In these tough economic times, Detroit automakers have been pounding the pavement this week in search of a new bailout. Their weapon of choice has been federally-backed loan guarantees. These guarantees enable banks to loan money at cheaper rates than they would normally offer because taxpayers take on the risks that bankers have decided are too great for private lenders to bear.

Last year, General Motors, Ford, and Chrysler got a $25 billion loan guarantee program approved. This was supposedly to help Detroit retool and get out from under their Hummer-sized problems (of their own making) and start building more efficient vehicles. But Congress didn’t provide the federal appropriation to get the program moving.
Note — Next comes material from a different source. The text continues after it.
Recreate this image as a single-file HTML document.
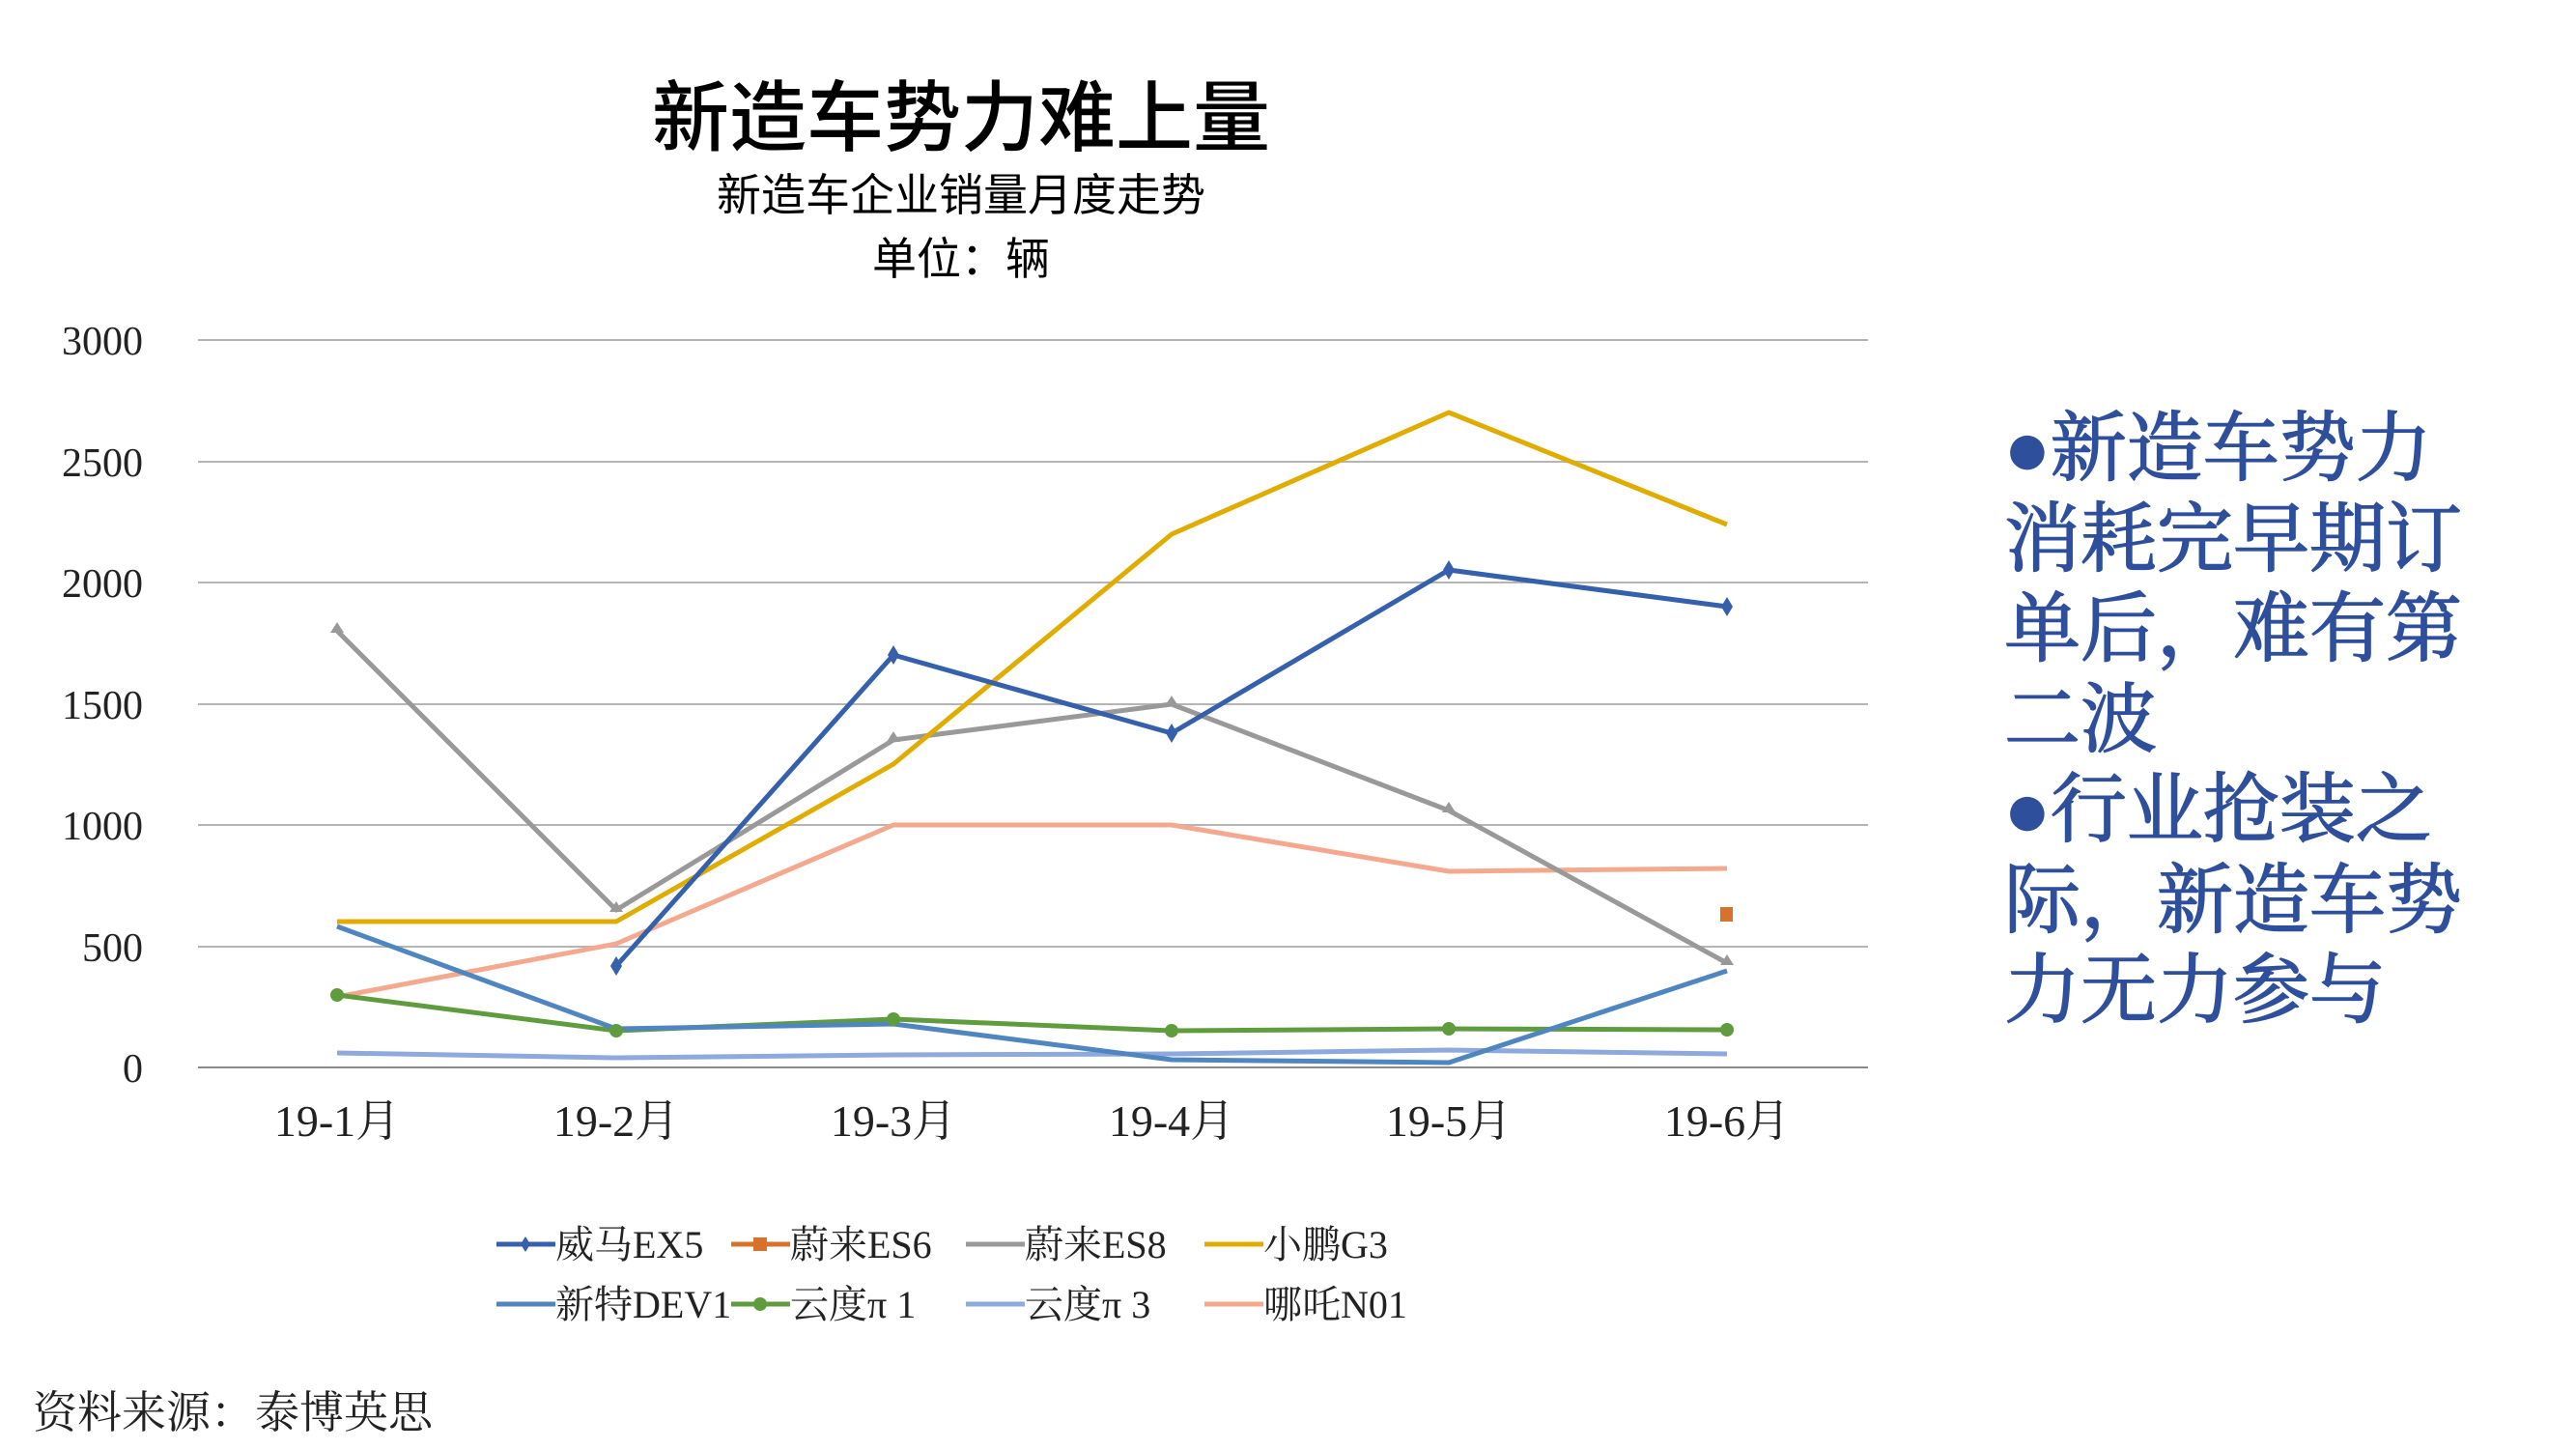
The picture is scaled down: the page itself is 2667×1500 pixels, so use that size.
<!DOCTYPE html>
<html><head><meta charset="utf-8"><style>
html,body{margin:0;padding:0;background:#fff;}
body{width:2667px;height:1500px;overflow:hidden;position:relative;}
svg{position:absolute;left:0;top:0;}
</style></head><body>
<svg width="2667" height="1500" viewBox="0 0 2667 1500" xmlns="http://www.w3.org/2000/svg">
<g font-family="'Liberation Sans','Noto Sans CJK SC',sans-serif" text-anchor="middle" fill="#000">
<text x="995" y="150" font-size="80" font-weight="500">新造车势力难上量</text>
<text x="995" y="218" font-size="46">新造车企业销量月度走势</text>
<text x="995" y="284" font-size="46">单位：辆</text>
</g>
<g stroke="#b5b5b5" stroke-width="2">
<line x1="205" x2="1934" y1="352" y2="352"/><line x1="205" x2="1934" y1="478" y2="478"/>
<line x1="205" x2="1934" y1="603" y2="603"/><line x1="205" x2="1934" y1="729" y2="729"/>
<line x1="205" x2="1934" y1="854" y2="854"/><line x1="205" x2="1934" y1="980" y2="980"/>
<line x1="205" x2="1934" y1="1105" y2="1105" stroke="#8a8a8a"/>
</g>
<g font-family="'Liberation Serif','Noto Serif CJK SC',serif" font-size="42" text-anchor="end" fill="#222">
<text x="148" y="367">3000</text><text x="148" y="493">2500</text><text x="148" y="618">2000</text>
<text x="148" y="744">1500</text><text x="148" y="869">1000</text><text x="148" y="995">500</text><text x="148" y="1120">0</text>
</g>
<g font-family="'Liberation Serif','Noto Serif CJK SC',serif" font-size="46" text-anchor="middle" fill="#222">
<text x="349" y="1176">19-1月</text><text x="638" y="1176">19-2月</text><text x="925" y="1176">19-3月</text>
<text x="1213" y="1176">19-4月</text><text x="1500" y="1176">19-5月</text><text x="1788" y="1176">19-6月</text>
</g>
<g fill="none" stroke-width="5" stroke-linejoin="round">
<polyline stroke="#8EA9DB" points="349,1090 638,1095 925,1092 1213,1091 1500,1087 1788,1091"/>
<polyline stroke="#F4A98E" points="349,1032 638,977 925,854 1213,854 1500,902 1788,899"/>
<polyline stroke="#5E9C3E" points="349,1030 638,1067 925,1055 1213,1067 1500,1065 1788,1066"/>
<polyline stroke="#4F86C0" points="349,959 638,1065 925,1060 1213,1097 1500,1100 1788,1005"/>
<polyline stroke="#999999" points="349,653 638,942 925,766 1213,729 1500,839 1788,997"/>
<polyline stroke="#E0AC00" points="349,954 638,954 925,791 1213,553 1500,427 1788,543"/>
<polyline stroke="#3460AC" points="638,1000 925,678 1213,759 1500,590 1788,628"/>
</g>
<rect x="1781" y="939" width="13" height="15" fill="#D9712B"/>
<g fill="#3460AC"><path d="M638,990 l6,10 -6,10 -6,-10z"/><path d="M925,668 l6,10 -6,10 -6,-10z"/><path d="M1213,749 l6,10 -6,10 -6,-10z"/><path d="M1500,580 l6,10 -6,10 -6,-10z"/><path d="M1788,618 l6,10 -6,10 -6,-10z"/></g>
<g fill="#999"><path d="M349,644 l7,11 -14,0z"/><path d="M638,933 l7,11 -14,0z"/><path d="M925,757 l7,11 -14,0z"/><path d="M1213,720 l7,11 -14,0z"/><path d="M1500,830 l7,11 -14,0z"/><path d="M1788,988 l7,11 -14,0z"/></g>
<g fill="#5E9C3E"><circle cx="349" cy="1030" r="7"/><circle cx="638" cy="1067" r="7"/><circle cx="925" cy="1055" r="7"/><circle cx="1213" cy="1067" r="7"/><circle cx="1500" cy="1065" r="7"/><circle cx="1788" cy="1066" r="7"/></g>
<g font-family="'Liberation Serif','Noto Serif CJK SC',serif" font-size="40" fill="#222">
<line x1="514" x2="575" y1="1288" y2="1288" stroke="#3460AC" stroke-width="5"/><path d="M544,1280 l5,8 -5,8 -5,-8z" fill="#3460AC"/><text x="575" y="1302">威马EX5</text>
<line x1="757" x2="818" y1="1288" y2="1288" stroke="#D9712B" stroke-width="5"/><rect x="780" y="1281" width="14" height="14" fill="#D9712B"/><text x="818" y="1302">蔚来ES6</text>
<line x1="1000" x2="1061" y1="1288" y2="1288" stroke="#999" stroke-width="5"/><text x="1061" y="1302">蔚来ES8</text>
<line x1="1247" x2="1308" y1="1288" y2="1288" stroke="#E0AC00" stroke-width="5"/><text x="1308" y="1302">小鹏G3</text>
<line x1="514" x2="575" y1="1350" y2="1350" stroke="#4F86C0" stroke-width="5"/><text x="575" y="1364">新特DEV1</text>
<line x1="757" x2="818" y1="1350" y2="1350" stroke="#5E9C3E" stroke-width="5"/><circle cx="787" cy="1350" r="7" fill="#5E9C3E"/><text x="818" y="1364">云度π 1</text>
<line x1="1000" x2="1061" y1="1350" y2="1350" stroke="#8EA9DB" stroke-width="5"/><text x="1061" y="1364">云度π 3</text>
<line x1="1247" x2="1308" y1="1350" y2="1350" stroke="#F4A98E" stroke-width="5"/><text x="1308" y="1364">哪吒N01</text>
</g>
<text x="34" y="1478" font-family="'Liberation Serif','Noto Serif CJK SC',serif" font-size="46" fill="#222">资料来源：泰博英思</text>
<g font-family="'Liberation Serif','Noto Serif CJK SC',serif" font-size="79" fill="#2E4F9C" stroke="#2E4F9C" stroke-width="1.5">
<text x="2075" y="491">●新造车势力</text>
<text x="2075" y="585">消耗完早期订</text>
<text x="2075" y="678">单后，难有第</text>
<text x="2075" y="772">二波</text>
<text x="2075" y="865">●行业抢装之</text>
<text x="2075" y="959">际，新造车势</text>
<text x="2075" y="1052">力无力参与</text>
</g>
</svg>
</body></html>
Detroit automakers are now apparently trying to loosen the program’s requirements (which some argue are already too weak) and even double the amount of loans the taxpayer is backing. It’s a pretty sweet deal: car manufacturers wouldn’t have to repay principal or interest for five years.

In part because of the five year deferment on payments and the automakers’ deteriorating credit rating, the Congressional Budget Office (CBO) estimates that taxpayers will have subsidized the $25 billion worth of loans to the tune of $7.5 billion.

This is just the latest loan guarantee program to be considered. Beyond the Big Three, the nuclear power, domestic shipbuilding and railroad industries have succeeded in getting government-backed loans. The Department of Energy is in the process of embarking on a loan guarantee program to distribute nearly $40 billion in guarantees for risky energy projects, $18.5 billion of which is for nuclear reactors that after decades of subsidies still cannot receive private financing from Wall Street. The CBO has assessed the likelihood of defaults on loans for nuclear loan guarantees to be well above 50%.

So taxpayers already have a portfolio full of risky investments even before the car makers program goes forward.

If we’ve learned anything in the last few weeks, it is that Wall Street investors have been willing – perhaps too willing – to take risks. So when Wall Street says loans are too risky, Congress should take heed. Boosting the automakers bottom line may make good political sense with Michigan a battleground state, but it doesn’t make sense for taxpayers who risk being stuck with yet more debt.